Monday 30 May 2011

Death of an Activist

Jose Claudio Ribeiro da Silva and Maria do Espirito Santo de Silva fought against illegal loggers and farmers in the Amazon rainforest, standing up against the practice that destroys thousands of square miles of rainforest per year. They were killed in an ambush near their home in the Brazilian Amazon on 24th May 2011 for denouncing the actions of illegal loggers, actively seeking to put a stop to the practice that could have a colossal and irreversible impact on biodiversity, indigenous people, and climate change.

Ribeiro de Silva and his wife had received numerous death threats throughout their attempts to protect the rainforest, but no police protection was offered. 

These are just two people out of hundreds who have been killed in the past few years because they sought to protect their environment from further abuse. An elderly nun, Dorothy Stang, was killed in February 2005 for campaigning to stop violence against peasants in the land disputes in the Amazon. The predatory expansion into the rainforest by big farmers is brutal - they are known to employ slave labour, to illegally exploit natural resources and to falsify claims to land. 

The latter activity - and activities like it - is common amongst people illegally farming with $ signs for eyes - they cannot see for the prospect of riches. Indeed, James Ho, chief operation officer for Samling in Malaysia, a company that has dramatically damaged the habitat of the Penan through logging, claims that the nomadic Penan have "no rights to the forest". Malaysian law states that permission of the Penan must be granted to logging companies before action can take place. The Penan have erected blockades time after time in order to prevent forest destruction, but the police have been taking them down again. (To see how Samling try to make amends from a PR stand point, how they become part of the community after polluting the Penan's water supply through their logging  see here: http://www.samling.com/eng/responsibility/assistance_case17.htm)

Certainly, it seems that environmental activists have been struggling against those that are supposed to be offering protection, as well struggling against the pig headed brutes that are actively destroying their homes. In the Amazon, these brutes are often known as 'agrobandits'.
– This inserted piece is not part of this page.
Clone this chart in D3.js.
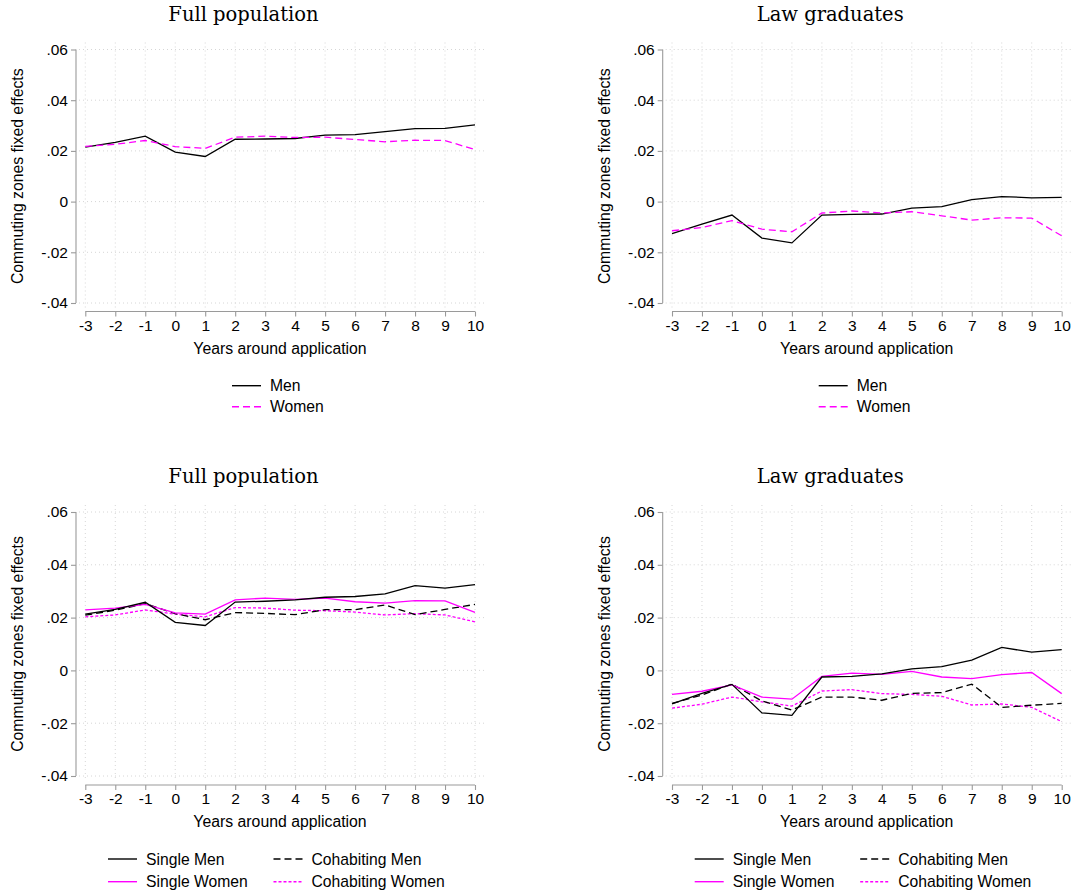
<!DOCTYPE html>
<html>
<head>
<meta charset="utf-8">
<script src="https://cdn.jsdelivr.net/npm/d3@7"></script>
<style>
  body { margin: 0; background: #fff; }
  svg { display: block; }
  text { font-family: "Liberation Sans", Arial, sans-serif; fill: #000; }
  .title { font-family: "DejaVu Serif", "Liberation Serif", serif; }
</style>
</head>
<body>
<div id="chart"></div>
<script>
const years = [-3, -2, -1, 0, 1, 2, 3, 4, 5, 6, 7, 8, 9, 10];
const yTicks = [-0.04, -0.02, 0, 0.02, 0.04, 0.06];

// top row: by gender
const fullMen = [0.0215, 0.0234, 0.0258, 0.0195, 0.0178, 0.0246, 0.0247, 0.0249, 0.0262, 0.0264, 0.0276, 0.0288, 0.0289, 0.0303];
const fullWomen = [0.0218, 0.0226, 0.0241, 0.0217, 0.0210, 0.0254, 0.0258, 0.0253, 0.0254, 0.0245, 0.0236, 0.0242, 0.0241, 0.0205];
const lawMen = [-0.0126, -0.0089, -0.0053, -0.0144, -0.0163, -0.0053, -0.0050, -0.0049, -0.0026, -0.0020, 0.0008, 0.0020, 0.0015, 0.0017];
const lawWomen = [-0.0115, -0.0102, -0.0075, -0.0109, -0.0119, -0.0045, -0.0037, -0.0045, -0.0040, -0.0056, -0.0073, -0.0064, -0.0065, -0.0135];

// bottom row: by gender and household
const fullSingleMen = [0.0213, 0.0231, 0.0258, 0.0182, 0.0170, 0.0259, 0.0262, 0.0267, 0.0277, 0.0280, 0.0290, 0.0321, 0.0312, 0.0325];
const fullSingleWomen = [0.0229, 0.0236, 0.0250, 0.0218, 0.0213, 0.0267, 0.0274, 0.0269, 0.0274, 0.0260, 0.0255, 0.0264, 0.0263, 0.0220];
const fullCohabMen = [0.0209, 0.0228, 0.0253, 0.0215, 0.0192, 0.0219, 0.0216, 0.0211, 0.0230, 0.0230, 0.0248, 0.0211, 0.0231, 0.0250];
const fullCohabWomen = [0.0203, 0.0210, 0.0229, 0.0213, 0.0203, 0.0238, 0.0236, 0.0228, 0.0226, 0.0221, 0.0210, 0.0215, 0.0210, 0.0184];
const lawSingleMen = [-0.0127, -0.0087, -0.0053, -0.0161, -0.0170, -0.0025, -0.0023, -0.0013, 0.0006, 0.0014, 0.0039, 0.0087, 0.0069, 0.0079];
const lawSingleWomen = [-0.0091, -0.0079, -0.0055, -0.0101, -0.0109, -0.0023, -0.0010, -0.0015, -0.0004, -0.0025, -0.0031, -0.0016, -0.0008, -0.0088];
const lawCohabMen = [-0.0125, -0.0093, -0.0052, -0.0116, -0.0150, -0.0101, -0.0101, -0.0113, -0.0087, -0.0084, -0.0052, -0.0140, -0.0132, -0.0125];
const lawCohabWomen = [-0.0143, -0.0128, -0.0101, -0.0119, -0.0135, -0.0078, -0.0073, -0.0088, -0.0091, -0.0098, -0.0131, -0.0127, -0.0140, -0.0194];

const pink = "#ff00ff";
const styles = {
  "Men": { color: "#000", dash: null },
  "Women": { color: pink, dash: "7,4" },
  "Single Men": { color: "#000", dash: null },
  "Single Women": { color: pink, dash: null },
  "Cohabiting Men": { color: "#000", dash: "7,4" },
  "Cohabiting Women": { color: pink, dash: "3,2" }
};

const svg = d3.select("#chart").append("svg")
  .attr("width", 1075)
  .attr("height", 892);

// Stata style labels: ".02", "-.04", plain hyphen minus
const fmtY = (d) => d === 0 ? "0" : (d < 0 ? "-" : "") + Math.abs(d).toFixed(2).replace(/^0/, "");
const fmtX = (d) => (d < 0 ? "-" : "") + Math.abs(d);

function drawPanel(opt) {
  const g = svg.append("g").attr("transform", `translate(${opt.dx},${opt.dy})`);

  const x = d3.scaleLinear().domain([-3, 10]).range([85.3, 475]);
  const y = d3.scaleLinear().domain([-0.04, 0.06]).range([opt.yBottom, opt.yTop]);

  // dotted grid
  g.selectAll(".hgrid").data(yTicks).enter().append("line")
    .attr("x1", 79).attr("x2", 484)
    .attr("y1", (d) => y(d)).attr("y2", (d) => y(d))
    .attr("stroke", "#d6d6d6").attr("stroke-dasharray", "1,3");
  g.selectAll(".vgrid").data(years).enter().append("line")
    .attr("x1", (d) => x(d)).attr("x2", (d) => x(d))
    .attr("y1", opt.yTop - 7).attr("y2", opt.yBottom + 5)
    .attr("stroke", "#d6d6d6").attr("stroke-dasharray", "1,3");

  // axes
  const yAxis = g.append("g").attr("transform", "translate(76,0)")
    .call(d3.axisLeft(y).tickValues(yTicks).tickFormat(fmtY).tickSize(5).tickPadding(3));
  const xAxis = g.append("g").attr("transform", `translate(0,${opt.xAxisY})`)
    .call(d3.axisBottom(x).tickValues(years).tickFormat(fmtX).tickSize(5).tickPadding(3));
  [yAxis, xAxis].forEach((a) => {
    a.select(".domain").attr("stroke", "#9a9a9a").attr("stroke-width", 1.1);
    a.selectAll(".tick line").attr("stroke", "#9a9a9a").attr("stroke-width", 1.1);
    a.selectAll(".tick text").style("font-size", "15.5px").attr("fill", "#000")
      .style("font-family", "'Liberation Sans', Arial, sans-serif");
  });
  yAxis.select(".domain").attr("d", `M0,${y(0.06)}V${y(-0.04)}`);
  xAxis.select(".domain").attr("d", `M${x(-3)},0H${x(10)}`);

  // titles
  g.append("text").attr("class", "title")
    .attr("x", 243.5).attr("y", opt.titleY)
    .attr("text-anchor", "middle")
    .style("font-size", "19.5px")
    .text(opt.title);
  g.append("text")
    .attr("x", 280).attr("y", opt.xAxisY + 42)
    .attr("text-anchor", "middle")
    .style("font-size", "15.8px")
    .text("Years around application");
  g.append("text")
    .attr("transform", `translate(23,${(opt.yTop + opt.yBottom) / 2}) rotate(-90)`)
    .attr("text-anchor", "middle")
    .style("font-size", "15.8px")
    .text("Commuting zones fixed effects");

  // lines
  const line = d3.line().x((d, i) => x(years[i])).y((d) => y(d));
  opt.series.forEach((s) => {
    const st = styles[s.name];
    g.append("path")
      .datum(s.values)
      .attr("d", line)
      .attr("fill", "none")
      .attr("stroke", st.color)
      .attr("stroke-width", 1.3)
      .attr("stroke-dasharray", st.dash);
  });

  // legend
  const leg = g.selectAll(".legend").data(opt.legend).enter().append("g")
    .attr("transform", (d) => `translate(${d.x},${d.y})`);
  leg.append("line")
    .attr("x1", 0).attr("x2", 29)
    .attr("stroke", (d) => styles[d.name].color)
    .attr("stroke-width", 1.4)
    .attr("stroke-dasharray", (d) => styles[d.name].dash);
  leg.append("text")
    .attr("x", 38).attr("dy", "0.35em")
    .style("font-size", "15.7px")
    .text((d) => d.name);
}

const topLegend = [
  { name: "Men", x: 232, y: 385.7 },
  { name: "Women", x: 232, y: 406.7 }
];
const bottomLegend = [
  { name: "Single Men", x: 108, y: 859 },
  { name: "Cohabiting Men", x: 273.5, y: 859 },
  { name: "Single Women", x: 108, y: 881.7 },
  { name: "Cohabiting Women", x: 273.5, y: 881.7 }
];

const topRow = { yTop: 49.5, yBottom: 303, xAxisY: 311.5, titleY: 21 };
const bottomRow = { yTop: 512, yBottom: 776, xAxisY: 785, titleY: 483 };

drawPanel({ ...topRow, dx: 0, dy: 0, title: "Full population", legend: topLegend,
  series: [{ name: "Men", values: fullMen }, { name: "Women", values: fullWomen }] });
drawPanel({ ...topRow, dx: 586.7, dy: 0, title: "Law graduates", legend: topLegend,
  series: [{ name: "Men", values: lawMen }, { name: "Women", values: lawWomen }] });
drawPanel({ ...bottomRow, dx: 0, dy: 0, title: "Full population", legend: bottomLegend,
  series: [
    { name: "Cohabiting Women", values: fullCohabWomen },
    { name: "Cohabiting Men", values: fullCohabMen },
    { name: "Single Women", values: fullSingleWomen },
    { name: "Single Men", values: fullSingleMen }
  ] });
drawPanel({ ...bottomRow, dx: 586.7, dy: 0, title: "Law graduates", legend: bottomLegend,
  series: [
    { name: "Cohabiting Women", values: lawCohabWomen },
    { name: "Cohabiting Men", values: lawCohabMen },
    { name: "Single Women", values: lawSingleWomen },
    { name: "Single Men", values: lawSingleMen }
  ] });
</script>
</body>
</html>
Activists work hard against the disastrous changes that these agrobandits are making. The soil in the Amazon is only productive for a short period of time (weed growth is rapid and soil fertility is poor), so a farmer that has destroyed a patch of land must move on to the next patch of forest to slash and burn in order to cultivate crops for the next short period of time. One can only imagine the real impact this is having on biodiversity in the rainforest. "Experts estimate that we are losing 137 plant, animal and insect species every single day due to rainforest deforestation" (www.rain-tree.com).

An argument for such activities is that with a world population that is ever increasing, we need to sustain these lives. With more farming and logging, we will be able to provide more for more people. The fact is that these illegal activities only have limited monetary value and productivity rate. This is not sustainable action, and it decreases the value of each square mile of rainforest. The environmentalist C M. Peters stated in 1989 that there is economic as well as biological incentive in protecting the rainforest: "One hectare in the Peruvian Amazon has been calculated to have a value of $6820 if intact forest is sustainably harvested for fruits, latex, and timber; $1000 if clear-cut for commercial timber (not sustainably harvested); or $148 if used as cattle pasture" (Wikipedia (sorry)). The majority of land that has been cleared has been for cattle pasture.

Brutally and greedily cutting down acre after acre of trees in an area of a size that would make it the ninth largest of nations if it could be classified as such will have a catastrophic effect on our earth's climate. The rainforest is now less able to deal with environmental changes,  and other environmental changes are consequently affecting the rainforest more dramatically. 

Furthermore, extreme drought is affecting the area - 2005 and 2010 saw nearly 2 million square miles of forest die because of drought. The impact of this is troubling: "In a typical year the Amazon absorbs 1.5 gigatons of CO2; [instead] during 2005[,] 5 gigatons were released and in 2010 8 gigatons were released" (Wikipedia referencing 'Science' magazine).

Brave and persistent people like the da Silvas, Stang, Chico, not to mention the 1000 or so murdered activists during the 1980s (of which only 10 people were brought to court for) and the 125 people in the 3 years since President Luis Inacio Lula de Silva took office deserve so much more by way of positive action. These people willingly risked their lives for a magnificent cause. They could do nothing to stop the drought, they are probably going to have had no impact on the UK's CO2 emissions, or the CO2 emissions of China which seem larger because the UK and the US are outsourcing their greenhouse gas emitting business to them, but they fought damned hard, publicly, to protect the land from thugs who are only making the conditions worse. They did what they could to make a difference.

Why isn't more being done to save this land? Why isn't more being done by the people with money and power to protect it? Does it really require a Tesco clubcard equivalent to insentivise action? This land looks after all of us, and is home to millions of plants, animals, people... As George Monbiot puts it in his article 'Shoot the -- in the Face' (http://www.monbiot.com/2011/01/21/shoot-the-in-the-face/) "The great majority of greens are powerfully motivated by a concern for social justice, and recognise that if we don’t defend our life-support systems, humanity will suffer grievously".